Bank BUMN mengharapkan adanya kesamaan pandang antara aparat hukum dan pengawas mengenai PP No.33/2006 tentang Tata Cara Penyelesaian Piutang Negara sehingga menghilangkan ketakutan direksi bank BUMN dalam merestrukturisasi kredit bermasalah (NPL). Masih adanya ketakutan direksi bank BUMN untuk merestrukturisasi kredit macet di banknya meskipun sudah ada jaminan dari PP itu dan Keputusan Menkeu PMK No 87/2006 tentang Pengurusan Piutang Perusahaan Negara/Daerah yang pada dasarnya memberi kewenangan pada bank BUMN untuk menangani NPL sesuai mekanisme korporasi. Bank BUMN sudah menyiapkan program untuk melakukan restrukturisasi NPLnya, namun belum dilakukan karena masih dibayangi ketakutan jika restrukturisasi yang dilakukan dianggap melanggar hukum oleh Kejaksaan, Kepolisian atau BPK.
7. Memperjelas status Oversight Committee (OC).
Pemerintah harus segera memperjelas status tim monitoring restrukturisasi dan penyelesaian kredit bermasalah bank BUMN (oversight committee) ketidakjelasan status tersebut akan membuat ketidakpastian di kalangan bank BUMN dalam keberlanjutan penyelesaian kredit bermasalahnya. Di samping itu ketidakpastian itu, lanjut dia, akan memberikan tekanan besar bagi kinerja bank-bank BUMN. Tim monitoring tersebut antara lain bertugas melakukan kajian atas peraturan perundangan terkait penyelesaian kredit bermasalah dan melakukan koordinasi dengan Bank Indonesia (BI) untuk memastikan kecukupan penerapan manajeman resiko dan prinsip tata kelola yang baik atau “good corporate governance” pada penyelesaian kredit bermasalah.
8. Perlunya persiapan internal bank BUMN.

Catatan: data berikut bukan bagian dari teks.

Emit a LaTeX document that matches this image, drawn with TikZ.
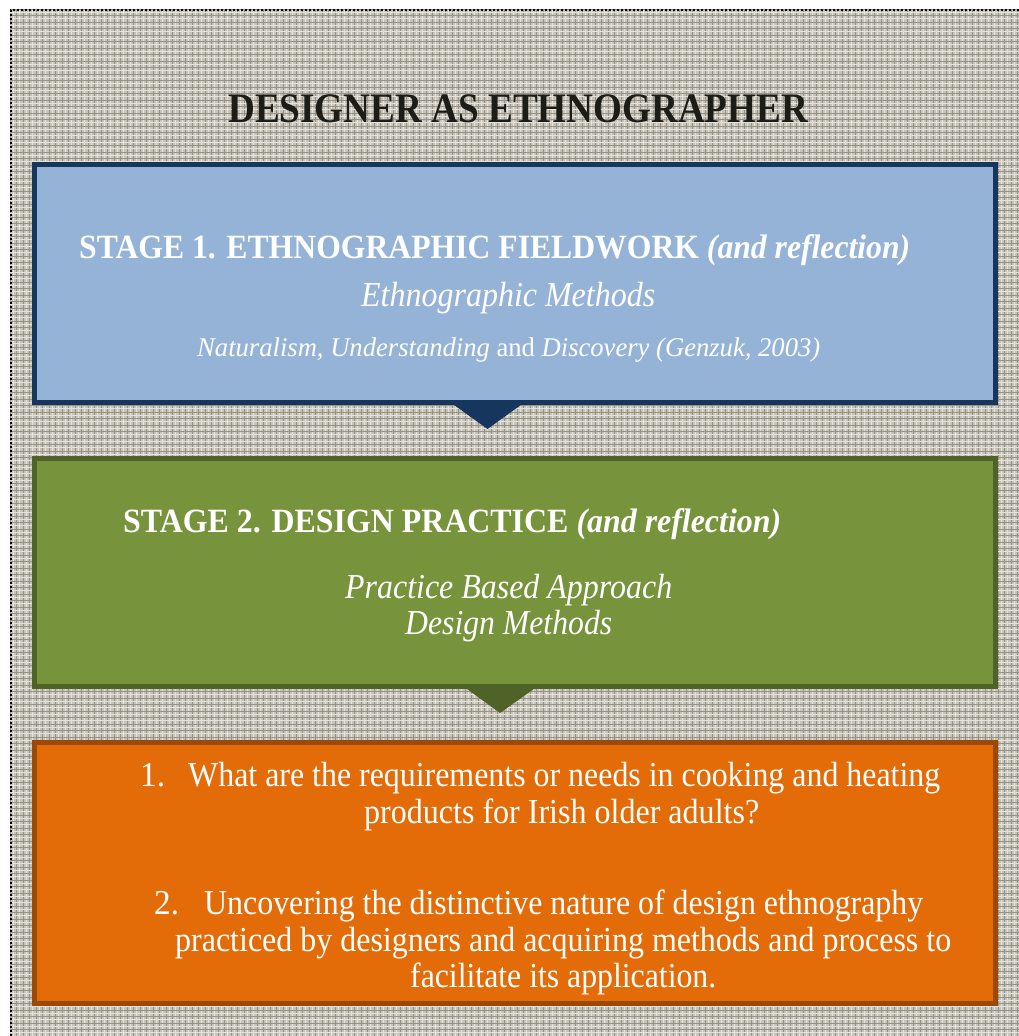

Dengan terbitnya PP Nomor 33/2006 dan Peraturan Menteri Keuangan Nomor 87/PMK07/2006 tersebut, bank-bank BUMN akan memiliki kepastian hukum dalam melakukan akselerasi penyelesaian NPL sesuai dengan koridor hukum korporasi, sehingga akan mampu menyelesaikan piutang bermasalahnya dengan lebih baik serta memiliki level playing field sebagaimana dimiliki oleh bank-bank swasta lainnya. Bank BUMN harus melaksanakan berbagai persiapan internal untuk menjalankan kewenangan sesuai PP 33/2006 dan PMK 87/2006, diantaranya mempersiapkan kebijakan internal, governance model serta kerangka risk management, sehingga dalam pelaksanaan kewenangan nantinya tidak menimbulkan moral hazard yang dapat dimanfaatkan oleh pihak-pihak yang tidak bertanggung jawab.
9. Bank BUMN dan BPD bersama-sama membawa masalah ini ke Mahkamah Konstitusi (MK) untuk mendapatkan keputusan hukum terkait dengan kontradiksi antara UU No. 49 Prp/1960 versus PP Nomor 33/2006 dan Peraturan Menteri Keuangan Nomor 87/PMK07/2006.
Penulis yakin bahwa dengan mengacu pada bukti-bukti hukum yang dimiliki bank BUMN dan BPD, MK akan menganulir klausul mengenai piutang negara yang terdapat pada UU No. 49 Prp/1960. Terlebih lagi, sesungguhnya sejak tahun 2005, dukungan pemerintah terhadap masalah ini juga sangat besar.